▶ **Data lines**
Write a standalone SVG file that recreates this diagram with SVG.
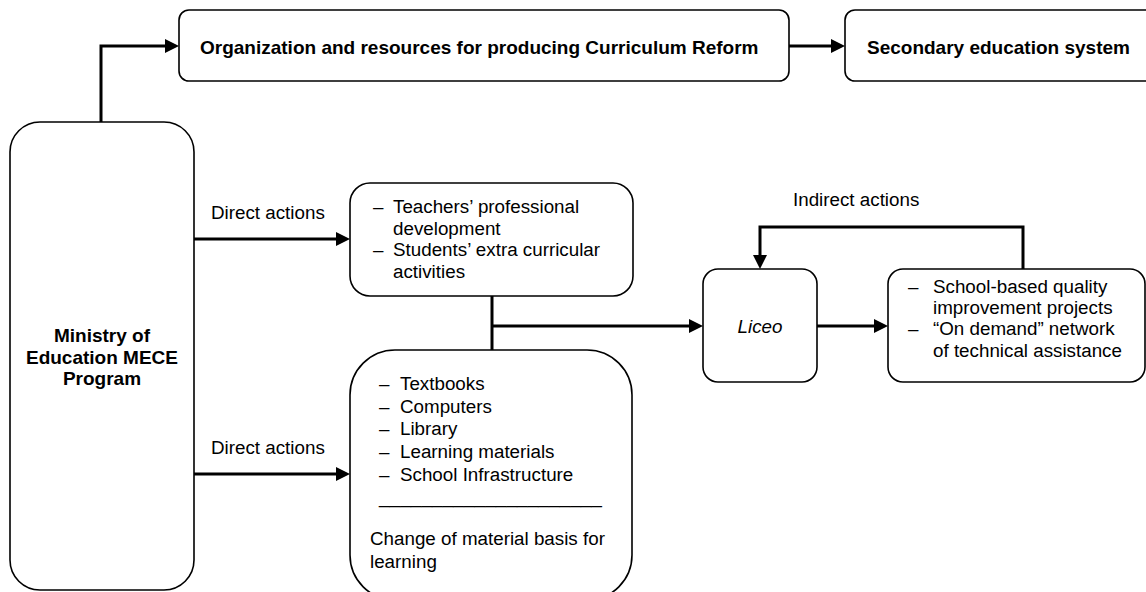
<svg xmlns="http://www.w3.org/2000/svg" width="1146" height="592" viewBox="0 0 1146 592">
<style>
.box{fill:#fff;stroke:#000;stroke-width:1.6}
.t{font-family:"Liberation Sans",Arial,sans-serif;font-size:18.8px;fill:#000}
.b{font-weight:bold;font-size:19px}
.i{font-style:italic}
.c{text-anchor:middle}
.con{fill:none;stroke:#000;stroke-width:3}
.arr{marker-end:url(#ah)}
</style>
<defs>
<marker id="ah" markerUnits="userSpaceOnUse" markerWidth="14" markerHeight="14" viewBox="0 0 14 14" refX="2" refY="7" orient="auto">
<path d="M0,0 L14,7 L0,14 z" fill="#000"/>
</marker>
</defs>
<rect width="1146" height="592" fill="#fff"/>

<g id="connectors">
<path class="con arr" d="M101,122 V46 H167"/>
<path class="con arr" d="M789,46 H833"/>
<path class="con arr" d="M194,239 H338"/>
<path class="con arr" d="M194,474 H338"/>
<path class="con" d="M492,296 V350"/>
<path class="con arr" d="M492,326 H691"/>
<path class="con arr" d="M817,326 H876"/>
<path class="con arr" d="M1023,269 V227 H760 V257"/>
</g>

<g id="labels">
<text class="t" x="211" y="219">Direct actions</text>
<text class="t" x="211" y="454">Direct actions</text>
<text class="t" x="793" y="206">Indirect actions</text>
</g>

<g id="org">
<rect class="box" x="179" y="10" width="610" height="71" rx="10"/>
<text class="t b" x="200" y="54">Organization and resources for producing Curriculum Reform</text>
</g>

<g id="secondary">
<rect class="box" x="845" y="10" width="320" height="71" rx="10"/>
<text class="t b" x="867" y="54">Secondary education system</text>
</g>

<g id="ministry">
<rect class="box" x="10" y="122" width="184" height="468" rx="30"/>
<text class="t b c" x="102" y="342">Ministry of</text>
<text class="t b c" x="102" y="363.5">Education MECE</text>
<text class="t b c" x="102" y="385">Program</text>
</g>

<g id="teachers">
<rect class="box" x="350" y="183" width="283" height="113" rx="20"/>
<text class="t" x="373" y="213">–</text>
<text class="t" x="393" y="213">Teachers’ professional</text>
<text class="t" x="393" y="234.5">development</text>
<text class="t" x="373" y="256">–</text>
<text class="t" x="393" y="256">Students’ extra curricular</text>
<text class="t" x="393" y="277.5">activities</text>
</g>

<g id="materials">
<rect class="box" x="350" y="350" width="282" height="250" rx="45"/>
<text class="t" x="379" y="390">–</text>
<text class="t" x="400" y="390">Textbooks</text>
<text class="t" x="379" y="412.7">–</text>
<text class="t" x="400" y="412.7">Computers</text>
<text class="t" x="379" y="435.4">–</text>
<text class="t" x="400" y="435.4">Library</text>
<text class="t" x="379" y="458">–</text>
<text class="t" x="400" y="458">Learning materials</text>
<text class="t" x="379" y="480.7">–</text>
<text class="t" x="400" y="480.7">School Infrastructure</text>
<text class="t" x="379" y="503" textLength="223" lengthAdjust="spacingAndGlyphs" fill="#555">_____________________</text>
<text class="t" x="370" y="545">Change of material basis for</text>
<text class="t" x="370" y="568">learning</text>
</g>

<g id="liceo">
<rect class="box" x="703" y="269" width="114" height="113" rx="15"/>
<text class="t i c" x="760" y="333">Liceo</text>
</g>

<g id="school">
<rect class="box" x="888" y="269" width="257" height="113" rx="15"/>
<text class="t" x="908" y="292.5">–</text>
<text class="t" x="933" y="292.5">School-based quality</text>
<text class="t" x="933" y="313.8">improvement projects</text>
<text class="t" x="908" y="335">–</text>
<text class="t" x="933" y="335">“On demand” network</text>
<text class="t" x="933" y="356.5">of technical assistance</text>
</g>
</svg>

▶ **Task**
Copy out every line of the material above exactly, skipping the pictures.

▶ **Finished answer**
Write a standalone SVG file that recreates this diagram with SVG.
<svg xmlns="http://www.w3.org/2000/svg" width="1146" height="592" viewBox="0 0 1146 592">
<style>
.box{fill:#fff;stroke:#000;stroke-width:1.6}
.t{font-family:"Liberation Sans",Arial,sans-serif;font-size:18.8px;fill:#000}
.b{font-weight:bold;font-size:19px}
.i{font-style:italic}
.c{text-anchor:middle}
.con{fill:none;stroke:#000;stroke-width:3}
.arr{marker-end:url(#ah)}
</style>
<defs>
<marker id="ah" markerUnits="userSpaceOnUse" markerWidth="14" markerHeight="14" viewBox="0 0 14 14" refX="2" refY="7" orient="auto">
<path d="M0,0 L14,7 L0,14 z" fill="#000"/>
</marker>
</defs>
<rect width="1146" height="592" fill="#fff"/>

<g id="connectors">
<path class="con arr" d="M101,122 V46 H167"/>
<path class="con arr" d="M789,46 H833"/>
<path class="con arr" d="M194,239 H338"/>
<path class="con arr" d="M194,474 H338"/>
<path class="con" d="M492,296 V350"/>
<path class="con arr" d="M492,326 H691"/>
<path class="con arr" d="M817,326 H876"/>
<path class="con arr" d="M1023,269 V227 H760 V257"/>
</g>

<g id="labels">
<text class="t" x="211" y="219">Direct actions</text>
<text class="t" x="211" y="454">Direct actions</text>
<text class="t" x="793" y="206">Indirect actions</text>
</g>

<g id="org">
<rect class="box" x="179" y="10" width="610" height="71" rx="10"/>
<text class="t b" x="200" y="54">Organization and resources for producing Curriculum Reform</text>
</g>

<g id="secondary">
<rect class="box" x="845" y="10" width="320" height="71" rx="10"/>
<text class="t b" x="867" y="54">Secondary education system</text>
</g>

<g id="ministry">
<rect class="box" x="10" y="122" width="184" height="468" rx="30"/>
<text class="t b c" x="102" y="342">Ministry of</text>
<text class="t b c" x="102" y="363.5">Education MECE</text>
<text class="t b c" x="102" y="385">Program</text>
</g>

<g id="teachers">
<rect class="box" x="350" y="183" width="283" height="113" rx="20"/>
<text class="t" x="373" y="213">–</text>
<text class="t" x="393" y="213">Teachers’ professional</text>
<text class="t" x="393" y="234.5">development</text>
<text class="t" x="373" y="256">–</text>
<text class="t" x="393" y="256">Students’ extra curricular</text>
<text class="t" x="393" y="277.5">activities</text>
</g>

<g id="materials">
<rect class="box" x="350" y="350" width="282" height="250" rx="45"/>
<text class="t" x="379" y="390">–</text>
<text class="t" x="400" y="390">Textbooks</text>
<text class="t" x="379" y="412.7">–</text>
<text class="t" x="400" y="412.7">Computers</text>
<text class="t" x="379" y="435.4">–</text>
<text class="t" x="400" y="435.4">Library</text>
<text class="t" x="379" y="458">–</text>
<text class="t" x="400" y="458">Learning materials</text>
<text class="t" x="379" y="480.7">–</text>
<text class="t" x="400" y="480.7">School Infrastructure</text>
<text class="t" x="379" y="503" textLength="223" lengthAdjust="spacingAndGlyphs" fill="#555">_____________________</text>
<text class="t" x="370" y="545">Change of material basis for</text>
<text class="t" x="370" y="568">learning</text>
</g>

<g id="liceo">
<rect class="box" x="703" y="269" width="114" height="113" rx="15"/>
<text class="t i c" x="760" y="333">Liceo</text>
</g>

<g id="school">
<rect class="box" x="888" y="269" width="257" height="113" rx="15"/>
<text class="t" x="908" y="292.5">–</text>
<text class="t" x="933" y="292.5">School-based quality</text>
<text class="t" x="933" y="313.8">improvement projects</text>
<text class="t" x="908" y="335">–</text>
<text class="t" x="933" y="335">“On demand” network</text>
<text class="t" x="933" y="356.5">of technical assistance</text>
</g>
</svg>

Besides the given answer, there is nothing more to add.